Bowens Court

 

Elizabeth Bowen, the author of The Last September, spent her summers in her family’s country home, Bowens Court. It was built in the 1770s by Henry Cole Bowen and is located in Cork, Ireland. Bowen describes the life in this home (and other big houses) to be “independent” and “secretive” (Bowen 20). Families would be caught up in their own affairs and sometimes would be pent up in the house for days. This physical separateness wasn’t the only isolation though, something internal divided the Anglo-Irish from the rest of Ireland: “an affair of origin” (Bowen 20). Bowens Court had large, lofty rooms, and didn’t belong to any neighborhood, giving Bowen an immense sense of loneliness.

Elizabeth was born in Ireland but moved in with her Anglo-Irish relatives after the passing of her mother. For this very reason, Elizabeth felt torn between the two countries. The main character Lois, in her novel The Last September shares this liminality.

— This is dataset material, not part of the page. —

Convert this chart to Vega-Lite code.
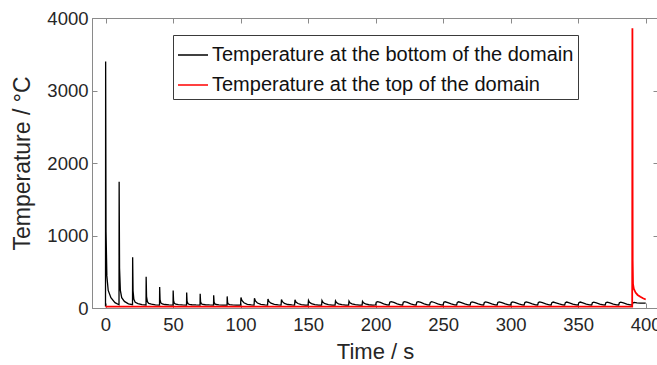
{
  "$schema": "https://vega.github.io/schema/vega-lite/v6.json",
  "width": 566,
  "height": 290,
  "autosize": {"type": "none"},
  "padding": {"left": 92, "top": 18, "right": 0, "bottom": 57},
  "background": "white",
  "config": {
    "font": "Liberation Sans",
    "view": {"stroke": "#8a8a8a", "strokeWidth": 1},
    "axis": {
      "grid": false,
      "domainColor": "#8a8a8a",
      "tickColor": "#8a8a8a",
      "tickSize": -5,
      "labelColor": "#262626",
      "titleColor": "#262626",
      "labelFont": "Liberation Sans",
      "titleFont": "Liberation Sans",
      "labelFontSize": 18.5,
      "titleFontSize": 22,
      "titleFontWeight": "normal"
    },
    "legend": {
      "orient": "none",
      "legendX": 81,
      "legendY": 17,
      "title": null,
      "padding": 4,
      "rowPadding": 4,
      "labelFont": "Liberation Sans",
      "labelFontSize": 20,
      "labelColor": "#111111",
      "labelLimit": 0,
      "labelOffset": 3,
      "symbolType": "stroke",
      "symbolSize": 900,
      "symbolStrokeWidth": 1.5,
      "strokeColor": "#3a3a3a",
      "fillColor": "white"
    }
  },
  "layer": [
    {
      "data": {"values": [
        {"t": 0, "v": 20}, {"t": 0.1, "v": 3400}, {"t": 0.4, "v": 1048}, {"t": 1, "v": 443}, {"t": 2, "v": 242}, {"t": 4, "v": 141}, {"t": 7, "v": 74},
        {"t": 10, "v": 45}, {"t": 10.1, "v": 1740}, {"t": 10.4, "v": 550}, {"t": 11, "v": 244}, {"t": 12, "v": 142}, {"t": 14, "v": 91}, {"t": 17, "v": 57},
        {"t": 20, "v": 45}, {"t": 20.1, "v": 700}, {"t": 20.4, "v": 238}, {"t": 21, "v": 119}, {"t": 22, "v": 80}, {"t": 24, "v": 60}, {"t": 27, "v": 47},
        {"t": 30, "v": 42}, {"t": 30.1, "v": 430}, {"t": 30.4, "v": 157}, {"t": 31, "v": 87}, {"t": 32, "v": 63}, {"t": 34, "v": 52}, {"t": 37, "v": 44},
        {"t": 40, "v": 41}, {"t": 40.1, "v": 290}, {"t": 40.4, "v": 115}, {"t": 41, "v": 70}, {"t": 42, "v": 55}, {"t": 44, "v": 48}, {"t": 47, "v": 43},
        {"t": 50, "v": 41}, {"t": 50.1, "v": 240}, {"t": 50.4, "v": 100}, {"t": 51, "v": 64}, {"t": 52, "v": 52}, {"t": 54, "v": 46}, {"t": 57, "v": 42},
        {"t": 60, "v": 41}, {"t": 60.1, "v": 215}, {"t": 60.4, "v": 93}, {"t": 61, "v": 61}, {"t": 62, "v": 51}, {"t": 64, "v": 45}, {"t": 67, "v": 42},
        {"t": 70, "v": 41}, {"t": 70.1, "v": 195}, {"t": 70.4, "v": 87}, {"t": 71, "v": 59}, {"t": 72, "v": 49}, {"t": 74, "v": 45}, {"t": 77, "v": 42},
        {"t": 80, "v": 41}, {"t": 80.1, "v": 175}, {"t": 80.4, "v": 81}, {"t": 81, "v": 56}, {"t": 82, "v": 48}, {"t": 84, "v": 44}, {"t": 87, "v": 41},
        {"t": 90, "v": 41}, {"t": 90.1, "v": 160}, {"t": 90.4, "v": 76}, {"t": 91, "v": 54}, {"t": 92, "v": 47}, {"t": 94, "v": 44}, {"t": 97, "v": 41},
        {"t": 100, "v": 41}, {"t": 100.3, "v": 145}, {"t": 101, "v": 103}, {"t": 102.5, "v": 72}, {"t": 105, "v": 51}, {"t": 108, "v": 42},
        {"t": 110, "v": 41}, {"t": 110.3, "v": 135}, {"t": 111, "v": 97}, {"t": 112.5, "v": 69}, {"t": 115, "v": 50}, {"t": 118, "v": 42},
        {"t": 120, "v": 41}, {"t": 120.3, "v": 125}, {"t": 121, "v": 91}, {"t": 122.5, "v": 66}, {"t": 125, "v": 49}, {"t": 128, "v": 42},
        {"t": 130, "v": 41}, {"t": 130.3, "v": 118}, {"t": 131, "v": 87}, {"t": 132.5, "v": 63}, {"t": 135, "v": 48}, {"t": 138, "v": 42},
        {"t": 140, "v": 41}, {"t": 140.3, "v": 112}, {"t": 141, "v": 83}, {"t": 142.5, "v": 62}, {"t": 145, "v": 47}, {"t": 148, "v": 41},
        {"t": 150, "v": 41}, {"t": 150.3, "v": 106}, {"t": 151, "v": 80}, {"t": 152.5, "v": 60}, {"t": 155, "v": 47}, {"t": 158, "v": 41},
        {"t": 160, "v": 41}, {"t": 160.3, "v": 102}, {"t": 161, "v": 77}, {"t": 162.5, "v": 59}, {"t": 165, "v": 46}, {"t": 168, "v": 41},
        {"t": 170, "v": 41}, {"t": 170.3, "v": 98}, {"t": 171, "v": 75}, {"t": 172.5, "v": 57}, {"t": 175, "v": 46}, {"t": 178, "v": 41},
        {"t": 180, "v": 41}, {"t": 180.3, "v": 95}, {"t": 181, "v": 73}, {"t": 182.5, "v": 57}, {"t": 185, "v": 46}, {"t": 188, "v": 41},
        {"t": 190, "v": 41}, {"t": 190.3, "v": 92}, {"t": 191, "v": 71}, {"t": 192.5, "v": 56}, {"t": 195, "v": 45}, {"t": 198, "v": 41},
        {"t": 200, "v": 42}, {"t": 200.5, "v": 79}, {"t": 201.5, "v": 88}, {"t": 203.5, "v": 77}, {"t": 206, "v": 58}, {"t": 208.5, "v": 44},
        {"t": 210, "v": 42}, {"t": 210.5, "v": 79}, {"t": 211.5, "v": 88}, {"t": 213.5, "v": 77}, {"t": 216, "v": 58}, {"t": 218.5, "v": 44},
        {"t": 220, "v": 42}, {"t": 220.5, "v": 79}, {"t": 221.5, "v": 88}, {"t": 223.5, "v": 77}, {"t": 226, "v": 58}, {"t": 228.5, "v": 44},
        {"t": 230, "v": 42}, {"t": 230.5, "v": 79}, {"t": 231.5, "v": 87}, {"t": 233.5, "v": 76}, {"t": 236, "v": 58}, {"t": 238.5, "v": 44},
        {"t": 240, "v": 42}, {"t": 240.5, "v": 78}, {"t": 241.5, "v": 87}, {"t": 243.5, "v": 76}, {"t": 246, "v": 57}, {"t": 248.5, "v": 44},
        {"t": 250, "v": 42}, {"t": 250.5, "v": 78}, {"t": 251.5, "v": 86}, {"t": 253.5, "v": 75}, {"t": 256, "v": 57}, {"t": 258.5, "v": 44},
        {"t": 260, "v": 42}, {"t": 260.5, "v": 77}, {"t": 261.5, "v": 86}, {"t": 263.5, "v": 75}, {"t": 266, "v": 57}, {"t": 268.5, "v": 44},
        {"t": 270, "v": 42}, {"t": 270.5, "v": 77}, {"t": 271.5, "v": 85}, {"t": 273.5, "v": 75}, {"t": 276, "v": 57}, {"t": 278.5, "v": 44},
        {"t": 280, "v": 42}, {"t": 280.5, "v": 76}, {"t": 281.5, "v": 85}, {"t": 283.5, "v": 74}, {"t": 286, "v": 56}, {"t": 288.5, "v": 44},
        {"t": 290, "v": 42}, {"t": 290.5, "v": 76}, {"t": 291.5, "v": 84}, {"t": 293.5, "v": 74}, {"t": 296, "v": 56}, {"t": 298.5, "v": 44},
        {"t": 300, "v": 42}, {"t": 300.5, "v": 75}, {"t": 301.5, "v": 83}, {"t": 303.5, "v": 73}, {"t": 306, "v": 56}, {"t": 308.5, "v": 44},
        {"t": 310, "v": 42}, {"t": 310.5, "v": 75}, {"t": 311.5, "v": 83}, {"t": 313.5, "v": 73}, {"t": 316, "v": 56}, {"t": 318.5, "v": 44},
        {"t": 320, "v": 42}, {"t": 320.5, "v": 75}, {"t": 321.5, "v": 83}, {"t": 323.5, "v": 73}, {"t": 326, "v": 56}, {"t": 328.5, "v": 44},
        {"t": 330, "v": 42}, {"t": 330.5, "v": 74}, {"t": 331.5, "v": 82}, {"t": 333.5, "v": 72}, {"t": 336, "v": 56}, {"t": 338.5, "v": 44},
        {"t": 340, "v": 42}, {"t": 340.5, "v": 74}, {"t": 341.5, "v": 82}, {"t": 343.5, "v": 72}, {"t": 346, "v": 55}, {"t": 348.5, "v": 44},
        {"t": 350, "v": 42}, {"t": 350.5, "v": 74}, {"t": 351.5, "v": 82}, {"t": 353.5, "v": 72}, {"t": 356, "v": 55}, {"t": 358.5, "v": 44},
        {"t": 360, "v": 42}, {"t": 360.5, "v": 73}, {"t": 361.5, "v": 81}, {"t": 363.5, "v": 71}, {"t": 366, "v": 55}, {"t": 368.5, "v": 44},
        {"t": 370, "v": 42}, {"t": 370.5, "v": 73}, {"t": 371.5, "v": 81}, {"t": 373.5, "v": 71}, {"t": 376, "v": 55}, {"t": 378.5, "v": 44},
        {"t": 380, "v": 42}, {"t": 380.5, "v": 73}, {"t": 381.5, "v": 80}, {"t": 383.5, "v": 71}, {"t": 386, "v": 55}, {"t": 388.5, "v": 44},
        {"t": 390, "v": 42}, {"t": 390.5, "v": 70}, {"t": 391.5, "v": 78}, {"t": 393.5, "v": 72}, {"t": 396, "v": 68}, {"t": 400, "v": 66}
      ]},
      "mark": {"type": "line", "strokeWidth": 1.3, "clip": true},
      "encoding": {
        "x": {"field": "t", "type": "quantitative", "scale": {"domain": [-10, 409.1], "nice": false, "zero": false},
              "axis": {"orient": "bottom", "values": [0, 50, 100, 150, 200, 250, 300, 350, 400], "format": "d", "title": "Time / s", "labelPadding": 12, "titlePadding": 8}},
        "y": {"field": "v", "type": "quantitative", "scale": {"domain": [0, 4000], "nice": false},
              "axis": {"orient": "left", "values": [0, 1000, 2000, 3000, 4000], "format": "d", "title": "Temperature / °C", "titleFontSize": 23, "labelPadding": 9, "titlePadding": 12}},
        "color": {"datum": "Temperature at the bottom of the domain", "type": "nominal",
                  "scale": {"domain": ["Temperature at the bottom of the domain", "Temperature at the top of the domain"], "range": ["#000000", "#ff0000"]}}
      }
    },
    {
      "data": {"values": [
        {"t": 0, "v": 20}, {"t": 390, "v": 20}, {"t": 390.15, "v": 3860}, {"t": 390.35, "v": 650}, {"t": 390.6, "v": 330},
        {"t": 391.2, "v": 265}, {"t": 392.5, "v": 212}, {"t": 394, "v": 180}, {"t": 396, "v": 155}, {"t": 398, "v": 135}, {"t": 400, "v": 118}
      ]},
      "mark": {"type": "line", "strokeWidth": 1.8, "clip": true},
      "encoding": {
        "x": {"field": "t", "type": "quantitative", "axis": null},
        "y": {"field": "v", "type": "quantitative", "axis": null},
        "color": {"datum": "Temperature at the top of the domain", "type": "nominal"}
      }
    },
    {
      "data": {"values": [
        {"t": 0, "v": 20}, {"t": 400, "v": 20}
      ]},
      "mark": {"type": "line", "opacity": 0},
      "encoding": {
        "x": {"field": "t", "type": "quantitative",
              "axis": {"orient": "top", "values": [0, 50, 100, 150, 200, 250, 300, 350, 400], "labels": false, "title": null}},
        "y": {"field": "v", "type": "quantitative",
              "axis": {"orient": "right", "values": [0, 1000, 2000, 3000, 4000], "labels": false, "title": null}}
      }
    }
  ],
  "resolve": {"axis": {"x": "independent", "y": "independent"}}
}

To combat this sense of loneliness and compensate for the feeling of liminality, the Anglo-Irish would build extravagant houses and throw frivolous parties. Around the district where Bowens Court lay, there were three towns: Mallow, Fermoy, and Mitchelstown. The Bowen’s would attend parties at Mitchelstown Castle often. On August 5th, 1914, the family was getting ready to go to a garden party at the castle when Elizabeth’s father had told them England had declared war on Germany. The family went to the castle where the words of the war were unspoken on everyone’s lips. The Anglo-Irish were inadvertently rallying together and renewing the Ascendency. This party would serve as a historic memory and final scene for the castle (in Elizabeth’s eyes) as it would be demolished a short time later.